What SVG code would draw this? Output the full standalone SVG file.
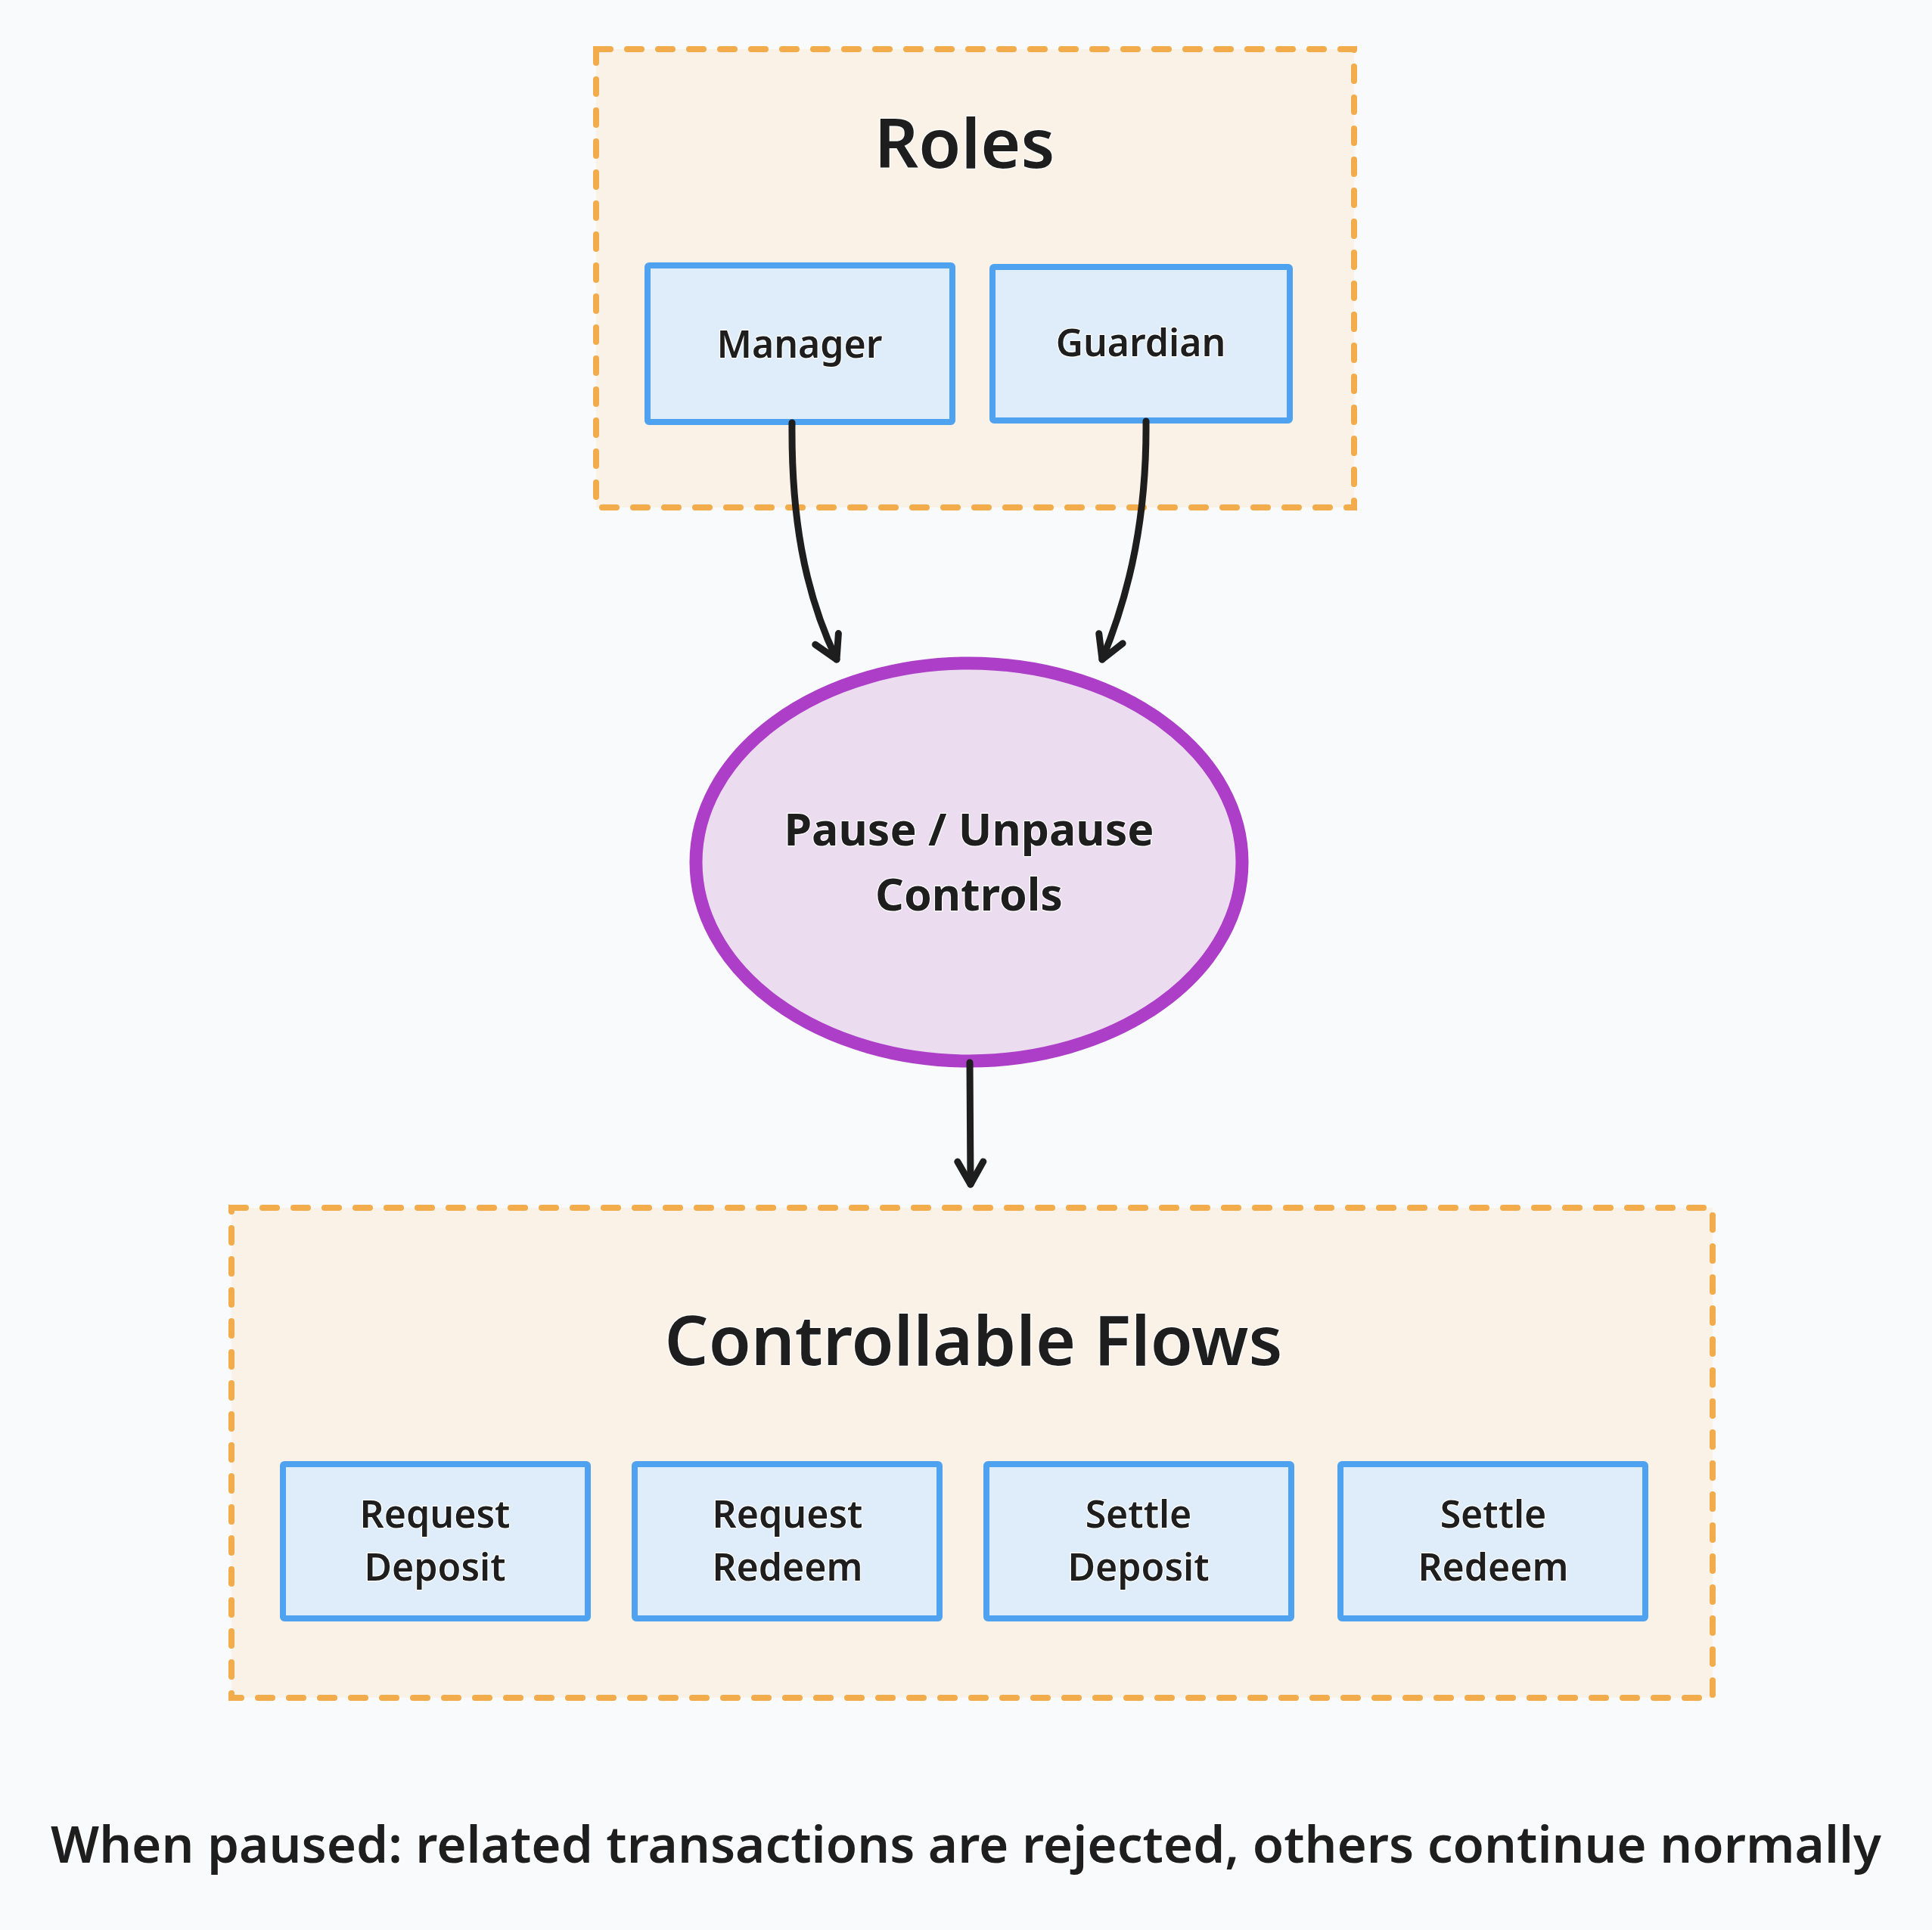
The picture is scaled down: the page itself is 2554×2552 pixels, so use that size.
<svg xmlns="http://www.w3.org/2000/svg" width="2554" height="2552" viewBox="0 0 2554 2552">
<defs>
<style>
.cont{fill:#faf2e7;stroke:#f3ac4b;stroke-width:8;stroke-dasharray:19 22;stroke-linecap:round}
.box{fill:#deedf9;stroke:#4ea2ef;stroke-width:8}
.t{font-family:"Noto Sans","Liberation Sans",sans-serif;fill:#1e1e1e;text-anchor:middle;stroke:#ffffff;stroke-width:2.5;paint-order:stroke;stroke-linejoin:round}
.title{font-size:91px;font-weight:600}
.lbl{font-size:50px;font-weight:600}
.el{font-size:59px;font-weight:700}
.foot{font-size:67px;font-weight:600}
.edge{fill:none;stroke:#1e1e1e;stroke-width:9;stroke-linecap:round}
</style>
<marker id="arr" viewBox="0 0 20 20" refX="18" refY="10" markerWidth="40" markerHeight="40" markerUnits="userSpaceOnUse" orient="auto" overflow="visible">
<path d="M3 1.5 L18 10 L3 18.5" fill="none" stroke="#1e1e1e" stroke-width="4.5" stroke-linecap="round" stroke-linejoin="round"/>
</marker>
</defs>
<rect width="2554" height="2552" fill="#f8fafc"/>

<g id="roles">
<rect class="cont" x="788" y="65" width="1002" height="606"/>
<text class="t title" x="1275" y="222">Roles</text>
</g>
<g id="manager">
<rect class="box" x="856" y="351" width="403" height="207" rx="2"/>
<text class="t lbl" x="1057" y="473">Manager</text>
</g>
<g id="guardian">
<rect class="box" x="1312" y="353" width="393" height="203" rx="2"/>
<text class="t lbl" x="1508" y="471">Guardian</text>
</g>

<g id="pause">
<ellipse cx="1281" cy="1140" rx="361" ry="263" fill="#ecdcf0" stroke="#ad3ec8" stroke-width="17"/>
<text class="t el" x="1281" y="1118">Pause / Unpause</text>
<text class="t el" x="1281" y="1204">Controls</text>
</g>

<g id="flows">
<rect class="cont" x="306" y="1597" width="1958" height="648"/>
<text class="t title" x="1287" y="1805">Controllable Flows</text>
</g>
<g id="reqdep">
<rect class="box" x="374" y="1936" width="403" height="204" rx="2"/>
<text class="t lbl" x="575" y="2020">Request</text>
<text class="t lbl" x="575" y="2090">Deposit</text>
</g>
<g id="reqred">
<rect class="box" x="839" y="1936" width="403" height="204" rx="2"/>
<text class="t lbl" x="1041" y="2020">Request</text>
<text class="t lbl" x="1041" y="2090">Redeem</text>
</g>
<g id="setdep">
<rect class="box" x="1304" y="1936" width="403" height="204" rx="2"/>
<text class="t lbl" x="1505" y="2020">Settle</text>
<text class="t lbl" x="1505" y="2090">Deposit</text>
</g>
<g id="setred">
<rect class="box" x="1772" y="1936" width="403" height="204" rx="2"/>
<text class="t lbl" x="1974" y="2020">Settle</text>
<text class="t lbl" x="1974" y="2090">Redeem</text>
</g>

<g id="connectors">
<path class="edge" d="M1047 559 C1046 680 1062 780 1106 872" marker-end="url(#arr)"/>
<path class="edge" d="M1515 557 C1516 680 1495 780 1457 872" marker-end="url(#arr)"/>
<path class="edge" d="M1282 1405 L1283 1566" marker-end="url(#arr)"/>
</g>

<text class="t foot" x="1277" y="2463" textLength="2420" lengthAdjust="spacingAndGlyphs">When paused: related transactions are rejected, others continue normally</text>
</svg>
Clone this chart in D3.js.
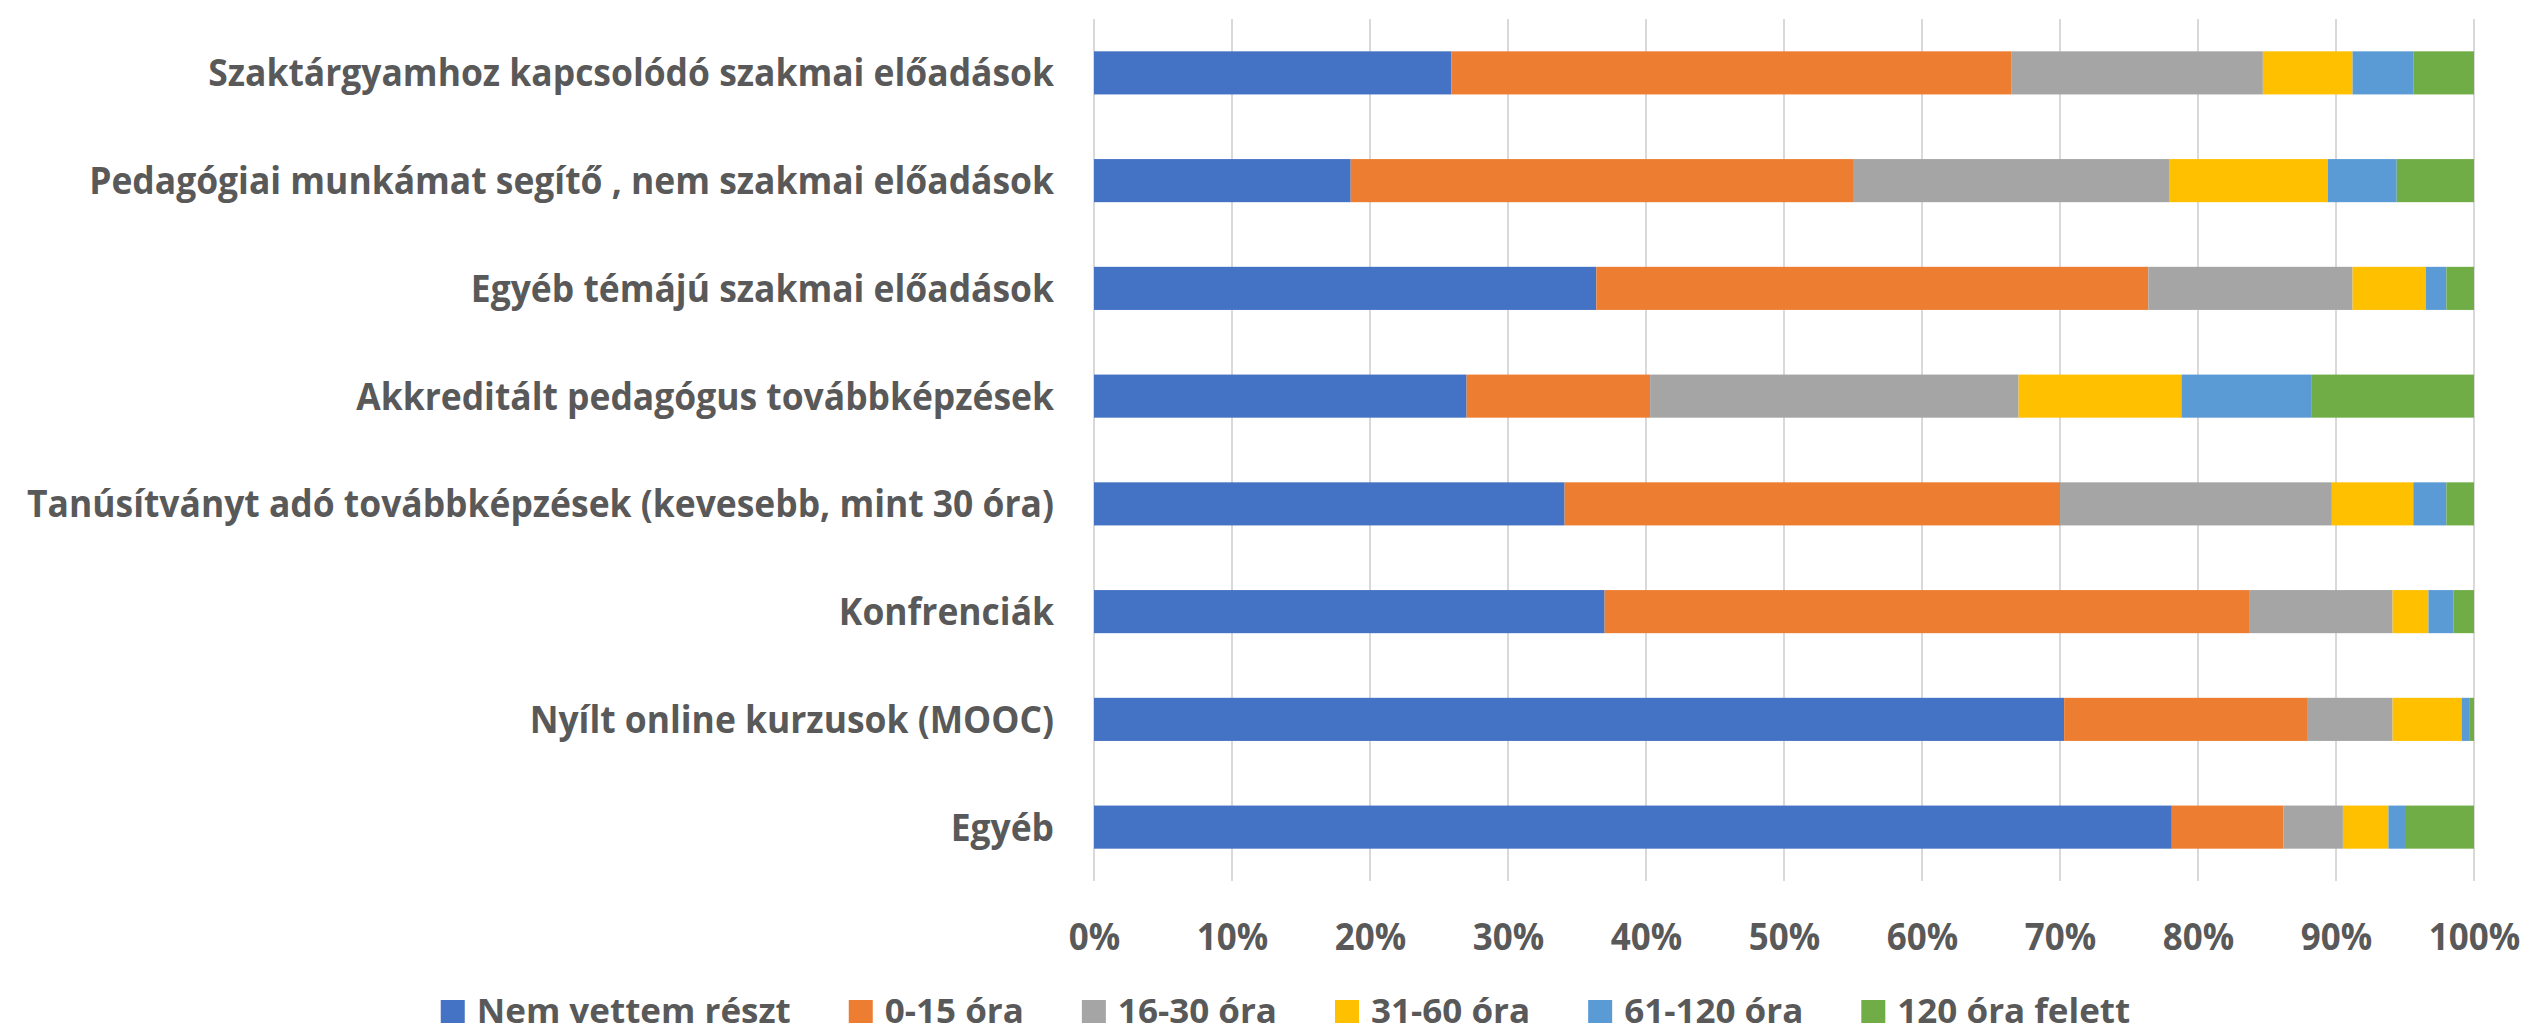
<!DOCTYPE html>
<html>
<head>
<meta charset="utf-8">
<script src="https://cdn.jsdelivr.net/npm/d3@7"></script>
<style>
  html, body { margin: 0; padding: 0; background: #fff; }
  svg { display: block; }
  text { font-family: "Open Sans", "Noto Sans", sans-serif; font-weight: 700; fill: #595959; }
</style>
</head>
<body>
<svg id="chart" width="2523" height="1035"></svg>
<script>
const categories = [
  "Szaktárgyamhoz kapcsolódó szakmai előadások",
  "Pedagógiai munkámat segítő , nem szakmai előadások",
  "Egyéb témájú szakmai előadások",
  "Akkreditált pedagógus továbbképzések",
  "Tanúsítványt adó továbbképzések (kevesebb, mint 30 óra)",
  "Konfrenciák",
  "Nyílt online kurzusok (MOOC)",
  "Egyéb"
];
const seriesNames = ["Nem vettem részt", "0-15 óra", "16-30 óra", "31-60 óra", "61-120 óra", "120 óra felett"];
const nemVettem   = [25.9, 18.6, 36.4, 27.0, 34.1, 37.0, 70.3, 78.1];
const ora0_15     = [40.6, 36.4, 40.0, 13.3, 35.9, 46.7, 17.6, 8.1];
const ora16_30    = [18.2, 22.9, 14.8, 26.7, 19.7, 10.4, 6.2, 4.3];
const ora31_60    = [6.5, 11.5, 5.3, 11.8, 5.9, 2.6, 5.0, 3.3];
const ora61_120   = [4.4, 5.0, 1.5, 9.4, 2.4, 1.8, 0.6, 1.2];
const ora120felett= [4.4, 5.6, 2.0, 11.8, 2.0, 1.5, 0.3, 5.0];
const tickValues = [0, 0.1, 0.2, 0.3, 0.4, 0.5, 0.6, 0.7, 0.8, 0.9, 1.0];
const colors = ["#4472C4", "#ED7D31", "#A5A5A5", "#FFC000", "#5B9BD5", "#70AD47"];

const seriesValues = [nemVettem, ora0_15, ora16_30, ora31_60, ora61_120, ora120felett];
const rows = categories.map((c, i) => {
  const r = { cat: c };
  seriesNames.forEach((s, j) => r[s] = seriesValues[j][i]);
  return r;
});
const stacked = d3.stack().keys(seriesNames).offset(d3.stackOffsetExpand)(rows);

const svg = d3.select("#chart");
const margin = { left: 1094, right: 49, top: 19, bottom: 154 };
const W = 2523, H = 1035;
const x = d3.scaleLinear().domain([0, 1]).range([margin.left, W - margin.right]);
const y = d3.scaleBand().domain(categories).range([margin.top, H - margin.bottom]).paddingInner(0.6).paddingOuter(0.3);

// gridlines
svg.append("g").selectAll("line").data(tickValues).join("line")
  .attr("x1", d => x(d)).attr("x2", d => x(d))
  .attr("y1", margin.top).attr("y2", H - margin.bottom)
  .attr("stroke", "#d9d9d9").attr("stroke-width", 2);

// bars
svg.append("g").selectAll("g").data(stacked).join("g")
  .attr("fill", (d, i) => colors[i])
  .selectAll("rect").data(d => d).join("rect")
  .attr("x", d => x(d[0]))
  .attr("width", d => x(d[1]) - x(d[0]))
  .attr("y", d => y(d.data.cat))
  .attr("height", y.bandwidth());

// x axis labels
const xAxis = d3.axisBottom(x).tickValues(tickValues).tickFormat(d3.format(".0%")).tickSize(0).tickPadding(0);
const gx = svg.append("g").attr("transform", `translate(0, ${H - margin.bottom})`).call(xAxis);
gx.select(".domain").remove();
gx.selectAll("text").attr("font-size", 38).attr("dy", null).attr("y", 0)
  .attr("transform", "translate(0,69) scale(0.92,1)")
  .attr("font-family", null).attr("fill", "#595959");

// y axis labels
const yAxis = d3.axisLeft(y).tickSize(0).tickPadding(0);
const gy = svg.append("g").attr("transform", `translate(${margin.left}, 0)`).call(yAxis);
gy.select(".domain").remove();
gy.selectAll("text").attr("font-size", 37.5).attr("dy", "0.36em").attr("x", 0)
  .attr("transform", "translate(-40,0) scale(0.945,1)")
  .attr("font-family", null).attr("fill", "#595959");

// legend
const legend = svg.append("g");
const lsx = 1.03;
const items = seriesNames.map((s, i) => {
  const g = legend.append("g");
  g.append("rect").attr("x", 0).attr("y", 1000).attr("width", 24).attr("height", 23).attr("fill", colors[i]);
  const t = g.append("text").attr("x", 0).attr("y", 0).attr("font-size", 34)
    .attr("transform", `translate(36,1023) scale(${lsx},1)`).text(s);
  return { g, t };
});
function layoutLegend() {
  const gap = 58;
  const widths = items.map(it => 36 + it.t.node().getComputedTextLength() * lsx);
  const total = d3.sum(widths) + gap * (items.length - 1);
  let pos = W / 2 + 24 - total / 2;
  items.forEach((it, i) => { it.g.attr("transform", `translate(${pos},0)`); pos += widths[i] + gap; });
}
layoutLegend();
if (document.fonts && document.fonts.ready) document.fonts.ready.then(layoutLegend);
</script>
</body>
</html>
::::::
Whichever lines contain the string "chart", select and copy them.

**RESULT**
Clone this chart in D3.js.
<svg id="chart" width="2523" height="1035"></svg>
const svg = d3.select("#chart");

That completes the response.